A Highly Active Palladium Catalyst for Intermolecular Hydroamination. Factors that Control Reactivity and Additions of Functionalized Anilines to Dienes and Vinylarenes
journal contributionposted on 2006-02-15, 00:00 authored by Adam M. Johns, Masaru Utsunomiya, Christopher D. Incarvito, John F. Hartwig
We report a catalyst for intermolecular hydroamination of vinylarenes that is substantially more active for this process than catalysts published previously. With this more reactive catalyst, we demonstrate that additions of amines to vinylarenes and dienes occur in the presence of potentially reactive functional groups, such as ketones with enolizable hydrogens, free alcohols, free carboxylic acids, free amides, nitriles, and esters. The catalyst for these reactions is generated from [Pd(η3-allyl)Cl]2 (with or without added AgOTf) or [Pd(CH3CN)4](BF4)2 and Xantphos (9,9-dimethyl-4,5-bis(diphenylphosphino)xanthene), which generates complexes with large P−Pd−P bite angles. Studies on the rate of the C−N bond-forming step that occurs by attack of amine on an η3-phenethyl and an η3-allyl complex were conducted to determine the effect of the bite angle on the rate of this nucleophilic attack. Studies on model η3-benzyl complexes containing various bisphosphines showed that the nucleophilic attack was faster for complexes containing larger P−Pd−P bite angles.

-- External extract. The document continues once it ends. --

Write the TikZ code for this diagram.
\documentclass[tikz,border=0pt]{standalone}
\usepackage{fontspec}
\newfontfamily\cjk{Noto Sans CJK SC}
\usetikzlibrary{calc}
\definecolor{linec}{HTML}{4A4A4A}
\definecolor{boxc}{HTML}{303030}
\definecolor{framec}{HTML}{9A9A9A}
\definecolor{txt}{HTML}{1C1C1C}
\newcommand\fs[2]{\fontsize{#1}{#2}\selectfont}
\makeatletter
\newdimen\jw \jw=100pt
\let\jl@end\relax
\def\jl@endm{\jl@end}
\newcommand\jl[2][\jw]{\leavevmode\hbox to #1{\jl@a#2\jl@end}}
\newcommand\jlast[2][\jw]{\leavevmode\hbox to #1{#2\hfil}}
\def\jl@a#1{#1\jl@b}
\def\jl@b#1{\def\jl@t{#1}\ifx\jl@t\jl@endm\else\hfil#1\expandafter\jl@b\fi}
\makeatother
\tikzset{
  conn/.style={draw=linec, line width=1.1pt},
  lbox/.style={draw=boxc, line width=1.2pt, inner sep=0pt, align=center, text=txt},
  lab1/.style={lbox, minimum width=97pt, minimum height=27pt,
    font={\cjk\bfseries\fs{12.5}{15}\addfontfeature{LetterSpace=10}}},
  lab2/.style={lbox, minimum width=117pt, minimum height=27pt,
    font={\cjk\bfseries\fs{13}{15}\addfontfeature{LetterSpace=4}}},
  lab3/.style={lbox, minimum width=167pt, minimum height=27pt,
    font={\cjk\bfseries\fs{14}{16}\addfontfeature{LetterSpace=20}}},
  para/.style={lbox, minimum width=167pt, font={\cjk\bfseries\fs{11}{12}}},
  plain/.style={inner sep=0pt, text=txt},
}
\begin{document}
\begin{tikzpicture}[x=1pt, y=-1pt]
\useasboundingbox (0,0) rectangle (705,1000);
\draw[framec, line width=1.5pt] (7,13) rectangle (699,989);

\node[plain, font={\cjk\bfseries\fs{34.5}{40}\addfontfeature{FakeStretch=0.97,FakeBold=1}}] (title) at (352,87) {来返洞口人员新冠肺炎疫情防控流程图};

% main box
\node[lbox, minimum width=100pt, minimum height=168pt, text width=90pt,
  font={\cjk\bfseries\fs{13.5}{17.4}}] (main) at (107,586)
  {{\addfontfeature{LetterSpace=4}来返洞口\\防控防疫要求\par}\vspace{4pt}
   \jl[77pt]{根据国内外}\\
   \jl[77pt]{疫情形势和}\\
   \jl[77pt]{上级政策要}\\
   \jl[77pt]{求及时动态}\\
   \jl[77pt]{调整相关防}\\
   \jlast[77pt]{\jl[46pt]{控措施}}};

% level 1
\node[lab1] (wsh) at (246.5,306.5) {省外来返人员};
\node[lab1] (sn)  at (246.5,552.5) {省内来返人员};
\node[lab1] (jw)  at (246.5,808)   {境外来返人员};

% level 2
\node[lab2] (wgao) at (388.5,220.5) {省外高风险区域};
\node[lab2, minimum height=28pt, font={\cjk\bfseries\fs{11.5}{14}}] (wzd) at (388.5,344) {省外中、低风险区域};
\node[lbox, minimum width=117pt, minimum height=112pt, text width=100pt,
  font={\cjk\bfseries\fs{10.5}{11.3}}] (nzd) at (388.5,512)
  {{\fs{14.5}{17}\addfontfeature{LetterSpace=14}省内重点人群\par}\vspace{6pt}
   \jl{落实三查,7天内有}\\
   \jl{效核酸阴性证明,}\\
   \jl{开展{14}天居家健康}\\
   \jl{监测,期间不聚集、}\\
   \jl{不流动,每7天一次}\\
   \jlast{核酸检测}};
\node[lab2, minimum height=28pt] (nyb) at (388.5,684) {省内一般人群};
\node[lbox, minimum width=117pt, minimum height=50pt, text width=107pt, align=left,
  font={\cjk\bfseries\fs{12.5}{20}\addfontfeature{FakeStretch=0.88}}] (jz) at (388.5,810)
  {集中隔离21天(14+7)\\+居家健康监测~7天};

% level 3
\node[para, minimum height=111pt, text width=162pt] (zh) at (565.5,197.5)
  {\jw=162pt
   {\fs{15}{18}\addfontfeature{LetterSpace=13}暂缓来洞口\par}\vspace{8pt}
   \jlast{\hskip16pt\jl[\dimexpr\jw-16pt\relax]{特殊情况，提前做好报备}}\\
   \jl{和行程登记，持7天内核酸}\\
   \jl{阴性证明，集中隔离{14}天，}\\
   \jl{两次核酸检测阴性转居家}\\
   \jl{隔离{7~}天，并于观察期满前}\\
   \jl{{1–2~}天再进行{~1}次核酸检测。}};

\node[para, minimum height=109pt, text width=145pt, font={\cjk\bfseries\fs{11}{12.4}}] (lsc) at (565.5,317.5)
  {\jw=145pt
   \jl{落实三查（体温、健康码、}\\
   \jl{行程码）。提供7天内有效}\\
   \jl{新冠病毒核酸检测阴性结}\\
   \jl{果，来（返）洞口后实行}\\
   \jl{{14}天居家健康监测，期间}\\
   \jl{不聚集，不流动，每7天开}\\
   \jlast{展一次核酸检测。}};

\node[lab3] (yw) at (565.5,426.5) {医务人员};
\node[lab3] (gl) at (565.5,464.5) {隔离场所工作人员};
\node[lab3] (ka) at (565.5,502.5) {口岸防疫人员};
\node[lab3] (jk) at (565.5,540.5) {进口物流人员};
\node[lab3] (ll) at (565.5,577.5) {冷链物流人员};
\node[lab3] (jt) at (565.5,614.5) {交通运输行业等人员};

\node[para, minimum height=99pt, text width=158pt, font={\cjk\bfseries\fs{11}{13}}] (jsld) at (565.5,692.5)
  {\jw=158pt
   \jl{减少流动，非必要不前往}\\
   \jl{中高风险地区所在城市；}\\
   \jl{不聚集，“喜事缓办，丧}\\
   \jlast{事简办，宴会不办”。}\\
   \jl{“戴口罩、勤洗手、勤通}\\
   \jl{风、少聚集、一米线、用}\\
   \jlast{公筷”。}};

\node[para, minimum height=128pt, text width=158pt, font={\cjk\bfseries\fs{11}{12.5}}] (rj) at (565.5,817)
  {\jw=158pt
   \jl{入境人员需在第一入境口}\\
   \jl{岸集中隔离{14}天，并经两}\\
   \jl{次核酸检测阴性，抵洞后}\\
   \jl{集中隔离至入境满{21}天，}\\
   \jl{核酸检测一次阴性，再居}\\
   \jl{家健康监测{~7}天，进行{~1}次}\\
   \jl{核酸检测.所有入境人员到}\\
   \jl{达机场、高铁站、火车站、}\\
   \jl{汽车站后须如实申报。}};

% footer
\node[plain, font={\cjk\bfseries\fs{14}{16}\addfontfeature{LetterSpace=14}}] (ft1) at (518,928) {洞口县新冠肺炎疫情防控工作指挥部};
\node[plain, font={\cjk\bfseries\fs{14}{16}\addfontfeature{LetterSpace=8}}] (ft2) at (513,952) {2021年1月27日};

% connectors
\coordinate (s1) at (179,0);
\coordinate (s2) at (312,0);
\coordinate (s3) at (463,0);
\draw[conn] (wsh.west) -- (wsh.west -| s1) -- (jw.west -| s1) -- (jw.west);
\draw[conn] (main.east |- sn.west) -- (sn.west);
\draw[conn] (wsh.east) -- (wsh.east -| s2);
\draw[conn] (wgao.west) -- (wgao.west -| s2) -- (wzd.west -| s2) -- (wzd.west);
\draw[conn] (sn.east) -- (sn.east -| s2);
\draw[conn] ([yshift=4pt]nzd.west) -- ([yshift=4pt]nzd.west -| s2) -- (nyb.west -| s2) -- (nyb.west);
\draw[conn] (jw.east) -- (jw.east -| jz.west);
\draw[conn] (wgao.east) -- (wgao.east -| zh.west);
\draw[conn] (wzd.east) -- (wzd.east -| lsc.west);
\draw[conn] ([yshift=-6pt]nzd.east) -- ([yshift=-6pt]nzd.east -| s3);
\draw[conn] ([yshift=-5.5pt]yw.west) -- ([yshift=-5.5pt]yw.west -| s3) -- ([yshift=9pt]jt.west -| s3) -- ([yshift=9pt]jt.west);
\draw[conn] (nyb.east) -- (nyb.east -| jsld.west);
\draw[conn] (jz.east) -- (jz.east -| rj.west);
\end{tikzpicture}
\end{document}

Studies of substituted unsymmetrical and unsubstituted symmetrical model η3-allyl complexes showed that nucleophilic attack on complexes ligated by Xantphos was faster than on complexes bearing ligands with smaller bite angles and that nucleophilic attack on unsymmetrical allyl complexes with larger bite angle ligands was faster than on unsymmetrical allyl complexes with smaller bite angle ligands. However, monitoring of catalytic reactions of dienes by 31P NMR spectroscopy showed that the concentration of active catalyst was the major factor that controlled rates for reactions of symmetrical dienes catalyzed by complexes of phosphines with smaller bite angles. The identity of the counterion also affected the rate of attack: reactions of allylpalladium complexes with chloride counterion occurred faster than reactions of allylpalladium complexes with triflate or tetrafluoroborate counterion. As is often observed, the dynamics of the allyl and benzyl complexes also depended on the identity of the counterion.